Given data:
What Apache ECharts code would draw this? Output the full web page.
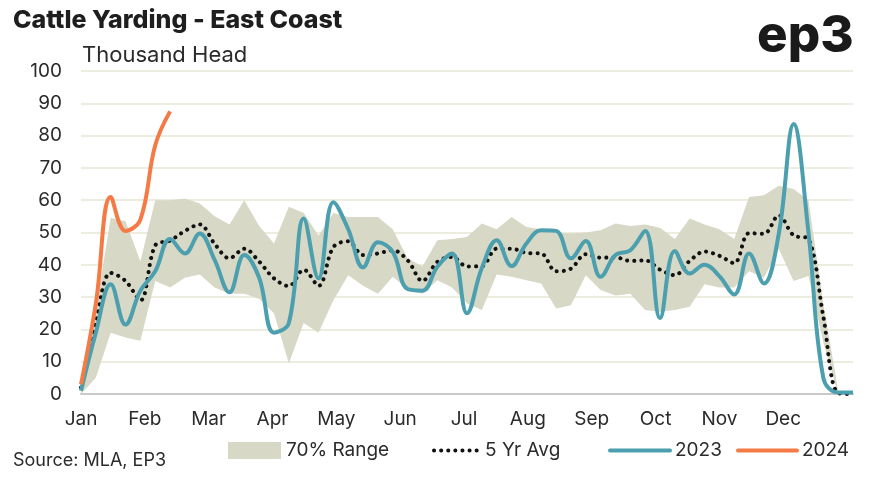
<!DOCTYPE html>
<html><head><meta charset="utf-8">
<script src="https://cdn.jsdelivr.net/npm/echarts/dist/echarts.min.js"></script>
<style>html,body{margin:0;padding:0;background:#fff}#c{width:874px;height:483px}</style>
</head><body><div id="c"></div>
<script>
const months = ['Jan','Feb','Mar','Apr','May','Jun','Jul','Aug','Sep','Oct','Nov','Dec'];
// weekly values, thousand head (week 0 .. 52)
const range70Lower = [0, 5, 19, 17.5, 16.5, 35, 33, 36, 37, 33,
  31, 31, 29.5, 25, 9.5, 22, 19, 29, 36.8, 33.5,
  31, 36.3, 32.5, 31, 35.2, 33, 28, 26, 37, 36.3,
  35.2, 34.2, 26.5, 27.5, 36.8, 32.2, 30.5, 31, 26, 25.5,
  26, 27, 34, 33, 33, 38, 36, 45, 35, 36.5,
  16, 0, 0];
const range70Upper = [2, 26, 54.5, 53.5, 41, 60, 60, 60.5, 59, 55,
  52.5, 60, 52, 46.6, 58, 56, 49, 56, 54.8, 54.8,
  54.8, 51, 42, 39.5, 47.6, 48, 48.6, 52.8, 51, 54.8,
  51.7, 51, 50, 49.7, 50, 50.7, 52.8, 52, 52.5, 51.5,
  48, 54.3, 52.5, 51, 48, 61, 61.5, 64.5, 63.5, 60,
  28, 1, 0];
const avg5yr = [2, 22, 37.5, 35, 29, 46, 47.5, 50.5, 52.5, 46.5,
  42, 45, 41, 35.8, 33.4, 38.5, 33.5, 45.5, 47.3, 43,
  43.5, 44.5, 41.4, 35, 40.9, 42.4, 39.5, 39.6, 45, 45,
  43.7, 43.5, 38, 38.8, 43.3, 42.2, 42.3, 41.2, 41.4, 38.5,
  36.8, 41.2, 44.1, 42.8, 40.5, 49.8, 49.6, 55.3, 49.1, 48,
  24, 0.3, 0];
const yard2023 = [1, 19, 34, 21.5, 32, 38, 48, 43.5, 49.7, 41.5,
  31.5, 43, 36, 19, 22, 54.3, 35.8, 59.4, 51, 39.2,
  47, 44, 32.5, 32, 39.4, 43.5, 25, 39, 47.6, 39.6,
  46.6, 50.7, 50.5, 42, 47.4, 36.3, 43, 44.5, 50.5, 23.5,
  44.3, 37.3, 40, 36.5, 30.8, 43.5, 34.2, 49.6, 83.6, 50,
  5, 0.5, 0.5];
const yard2024 = [3, 28, 61, 50.5, 54, 77, 87.5];

const MONTH_STEP = 4.3;
const FONT = 'Inter';
const TXT = '#2b2b2b';
const C_RANGE = '#d7d8c5', C_2023 = '#4c9fae', C_2024 = '#f47b45';

const pairs = arr => arr.map((v, i) => [i, v]);
const rangeData = range70Upper.map((u, i) => [i, range70Lower[i], u]);

function renderBand(params, api) {
  if (params.dataIndex !== 0) return null;
  const pts = [];
  for (let i = 0; i < rangeData.length; i++) pts.push(api.coord([rangeData[i][0], rangeData[i][2]]));
  for (let i = rangeData.length - 1; i >= 0; i--) pts.push(api.coord([rangeData[i][0], rangeData[i][1]]));
  return {type: 'polygon', shape: {points: pts}, style: {fill: C_RANGE, stroke: null}};
}

const legendText = {fontFamily: FONT, fontSize: 19, color: TXT};
const chart = echarts.init(document.getElementById('c'), null, {renderer: 'canvas'});
chart.setOption({
  backgroundColor: '#ffffff',
  animation: false,
  textStyle: {fontFamily: FONT},
  title: [
    {text: 'Cattle Yarding - East Coast', left: 8, top: 3,
     textStyle: {fontFamily: FONT, fontSize: 25, fontWeight: 800, color: '#1e1e1e'}},
    {text: 'Thousand Head', left: 77, top: 39,
     textStyle: {fontFamily: FONT, fontSize: 22, fontWeight: 'normal', color: TXT}}
  ],
  graphic: [
    {type: 'text', left: 757, top: 11,
     style: {text: 'ep3', fontFamily: FONT, fontSize: 51, fontWeight: 800, fill: '#1a1a1a'}},
    {type: 'text', left: 13, top: 452,
     style: {text: 'Source: MLA, EP3', fontFamily: FONT, fontSize: 18, fill: TXT}}
  ],
  grid: {left: 81, right: 21, top: 71, bottom: 89, containLabel: false},
  xAxis: {
    type: 'value', min: 0, max: 52, interval: MONTH_STEP,
    axisLine: {show: true, onZero: false, lineStyle: {color: '#c9c9c9', width: 2}},
    axisTick: {show: false},
    splitLine: {show: false},
    axisLabel: {
      margin: 16, fontFamily: FONT, fontSize: 19, color: TXT,
      formatter: v => {
        const k = Math.round(v / MONTH_STEP);
        return (Math.abs(v - k * MONTH_STEP) < 1e-3 && k < 12) ? months[k] : '';
      }
    }
  },
  yAxis: {
    type: 'value', min: 0, max: 100, interval: 10,
    axisLine: {show: false}, axisTick: {show: false},
    splitLine: {lineStyle: {color: '#ececdf', width: 2}},
    axisLabel: {margin: 19, fontFamily: FONT, fontSize: 19, color: TXT}
  },
  legend: [
    {left: 223, top: 436, itemWidth: 53, itemHeight: 17, itemGap: 0, textStyle: legendText,
     data: [{name: '70% Range', icon: 'rect', itemStyle: {color: C_RANGE, borderWidth: 0}}]},
    {left: 427, top: 436, itemWidth: 46, itemHeight: 17, itemGap: 0, textStyle: legendText,
     data: [{name: '5 Yr Avg', itemStyle: {opacity: 0},
             lineStyle: {color: '#111', width: 4, type: [0.1, 7], cap: 'round'}}]},
    {left: 603, top: 436, itemWidth: 60, itemHeight: 17, itemGap: 0, textStyle: legendText,
     data: [{name: '2023', itemStyle: {opacity: 0}, lineStyle: {color: C_2023, width: 4, cap: 'round'}}]},
    {left: 731, top: 436, itemWidth: 59, itemHeight: 17, itemGap: 0, textStyle: legendText,
     data: [{name: '2024', itemStyle: {opacity: 0}, lineStyle: {color: C_2024, width: 4, cap: 'round'}}]}
  ],
  series: [
    {name: '70% Range', type: 'custom', data: rangeData, renderItem: renderBand,
     itemStyle: {color: C_RANGE}, encode: {x: 0, y: [1, 2]}, silent: true, z: 1},
    {name: '5 Yr Avg', type: 'line', data: pairs(avg5yr), smooth: 0.35,
     symbol: 'none', itemStyle: {color: '#111'}, z: 3,
     lineStyle: {color: '#111', width: 4, type: [0.1, 7], cap: 'round'}},
    {name: '2023', type: 'line', data: pairs(yard2023), smooth: 0.4,
     symbol: 'none', itemStyle: {color: C_2023}, z: 4,
     lineStyle: {color: C_2023, width: 4}},
    {name: '2024', type: 'line', data: pairs(yard2024), smooth: 0.4,
     symbol: 'none', itemStyle: {color: C_2024}, z: 5,
     lineStyle: {color: C_2024, width: 4}}
  ]
});
</script>
</body></html>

Task requirements: Reproduce the whole listing above word for word, but not its pictures.

Solution below:
What Apache ECharts code would draw this? Output the full web page.
<!DOCTYPE html>
<html><head><meta charset="utf-8">
<script src="https://cdn.jsdelivr.net/npm/echarts/dist/echarts.min.js"></script>
<style>html,body{margin:0;padding:0;background:#fff}#c{width:874px;height:483px}</style>
</head><body><div id="c"></div>
<script>
const months = ['Jan','Feb','Mar','Apr','May','Jun','Jul','Aug','Sep','Oct','Nov','Dec'];
// weekly values, thousand head (week 0 .. 52)
const range70Lower = [0, 5, 19, 17.5, 16.5, 35, 33, 36, 37, 33,
  31, 31, 29.5, 25, 9.5, 22, 19, 29, 36.8, 33.5,
  31, 36.3, 32.5, 31, 35.2, 33, 28, 26, 37, 36.3,
  35.2, 34.2, 26.5, 27.5, 36.8, 32.2, 30.5, 31, 26, 25.5,
  26, 27, 34, 33, 33, 38, 36, 45, 35, 36.5,
  16, 0, 0];
const range70Upper = [2, 26, 54.5, 53.5, 41, 60, 60, 60.5, 59, 55,
  52.5, 60, 52, 46.6, 58, 56, 49, 56, 54.8, 54.8,
  54.8, 51, 42, 39.5, 47.6, 48, 48.6, 52.8, 51, 54.8,
  51.7, 51, 50, 49.7, 50, 50.7, 52.8, 52, 52.5, 51.5,
  48, 54.3, 52.5, 51, 48, 61, 61.5, 64.5, 63.5, 60,
  28, 1, 0];
const avg5yr = [2, 22, 37.5, 35, 29, 46, 47.5, 50.5, 52.5, 46.5,
  42, 45, 41, 35.8, 33.4, 38.5, 33.5, 45.5, 47.3, 43,
  43.5, 44.5, 41.4, 35, 40.9, 42.4, 39.5, 39.6, 45, 45,
  43.7, 43.5, 38, 38.8, 43.3, 42.2, 42.3, 41.2, 41.4, 38.5,
  36.8, 41.2, 44.1, 42.8, 40.5, 49.8, 49.6, 55.3, 49.1, 48,
  24, 0.3, 0];
const yard2023 = [1, 19, 34, 21.5, 32, 38, 48, 43.5, 49.7, 41.5,
  31.5, 43, 36, 19, 22, 54.3, 35.8, 59.4, 51, 39.2,
  47, 44, 32.5, 32, 39.4, 43.5, 25, 39, 47.6, 39.6,
  46.6, 50.7, 50.5, 42, 47.4, 36.3, 43, 44.5, 50.5, 23.5,
  44.3, 37.3, 40, 36.5, 30.8, 43.5, 34.2, 49.6, 83.6, 50,
  5, 0.5, 0.5];
const yard2024 = [3, 28, 61, 50.5, 54, 77, 87.5];

const MONTH_STEP = 4.3;
const FONT = 'Inter';
const TXT = '#2b2b2b';
const C_RANGE = '#d7d8c5', C_2023 = '#4c9fae', C_2024 = '#f47b45';

const pairs = arr => arr.map((v, i) => [i, v]);
const rangeData = range70Upper.map((u, i) => [i, range70Lower[i], u]);

function renderBand(params, api) {
  if (params.dataIndex !== 0) return null;
  const pts = [];
  for (let i = 0; i < rangeData.length; i++) pts.push(api.coord([rangeData[i][0], rangeData[i][2]]));
  for (let i = rangeData.length - 1; i >= 0; i--) pts.push(api.coord([rangeData[i][0], rangeData[i][1]]));
  return {type: 'polygon', shape: {points: pts}, style: {fill: C_RANGE, stroke: null}};
}

const legendText = {fontFamily: FONT, fontSize: 19, color: TXT};
const chart = echarts.init(document.getElementById('c'), null, {renderer: 'canvas'});
chart.setOption({
  backgroundColor: '#ffffff',
  animation: false,
  textStyle: {fontFamily: FONT},
  title: [
    {text: 'Cattle Yarding - East Coast', left: 8, top: 3,
     textStyle: {fontFamily: FONT, fontSize: 25, fontWeight: 800, color: '#1e1e1e'}},
    {text: 'Thousand Head', left: 77, top: 39,
     textStyle: {fontFamily: FONT, fontSize: 22, fontWeight: 'normal', color: TXT}}
  ],
  graphic: [
    {type: 'text', left: 757, top: 11,
     style: {text: 'ep3', fontFamily: FONT, fontSize: 51, fontWeight: 800, fill: '#1a1a1a'}},
    {type: 'text', left: 13, top: 452,
     style: {text: 'Source: MLA, EP3', fontFamily: FONT, fontSize: 18, fill: TXT}}
  ],
  grid: {left: 81, right: 21, top: 71, bottom: 89, containLabel: false},
  xAxis: {
    type: 'value', min: 0, max: 52, interval: MONTH_STEP,
    axisLine: {show: true, onZero: false, lineStyle: {color: '#c9c9c9', width: 2}},
    axisTick: {show: false},
    splitLine: {show: false},
    axisLabel: {
      margin: 16, fontFamily: FONT, fontSize: 19, color: TXT,
      formatter: v => {
        const k = Math.round(v / MONTH_STEP);
        return (Math.abs(v - k * MONTH_STEP) < 1e-3 && k < 12) ? months[k] : '';
      }
    }
  },
  yAxis: {
    type: 'value', min: 0, max: 100, interval: 10,
    axisLine: {show: false}, axisTick: {show: false},
    splitLine: {lineStyle: {color: '#ececdf', width: 2}},
    axisLabel: {margin: 19, fontFamily: FONT, fontSize: 19, color: TXT}
  },
  legend: [
    {left: 223, top: 436, itemWidth: 53, itemHeight: 17, itemGap: 0, textStyle: legendText,
     data: [{name: '70% Range', icon: 'rect', itemStyle: {color: C_RANGE, borderWidth: 0}}]},
    {left: 427, top: 436, itemWidth: 46, itemHeight: 17, itemGap: 0, textStyle: legendText,
     data: [{name: '5 Yr Avg', itemStyle: {opacity: 0},
             lineStyle: {color: '#111', width: 4, type: [0.1, 7], cap: 'round'}}]},
    {left: 603, top: 436, itemWidth: 60, itemHeight: 17, itemGap: 0, textStyle: legendText,
     data: [{name: '2023', itemStyle: {opacity: 0}, lineStyle: {color: C_2023, width: 4, cap: 'round'}}]},
    {left: 731, top: 436, itemWidth: 59, itemHeight: 17, itemGap: 0, textStyle: legendText,
     data: [{name: '2024', itemStyle: {opacity: 0}, lineStyle: {color: C_2024, width: 4, cap: 'round'}}]}
  ],
  series: [
    {name: '70% Range', type: 'custom', data: rangeData, renderItem: renderBand,
     itemStyle: {color: C_RANGE}, encode: {x: 0, y: [1, 2]}, silent: true, z: 1},
    {name: '5 Yr Avg', type: 'line', data: pairs(avg5yr), smooth: 0.35,
     symbol: 'none', itemStyle: {color: '#111'}, z: 3,
     lineStyle: {color: '#111', width: 4, type: [0.1, 7], cap: 'round'}},
    {name: '2023', type: 'line', data: pairs(yard2023), smooth: 0.4,
     symbol: 'none', itemStyle: {color: C_2023}, z: 4,
     lineStyle: {color: C_2023, width: 4}},
    {name: '2024', type: 'line', data: pairs(yard2024), smooth: 0.4,
     symbol: 'none', itemStyle: {color: C_2024}, z: 5,
     lineStyle: {color: C_2024, width: 4}}
  ]
});
</script>
</body></html>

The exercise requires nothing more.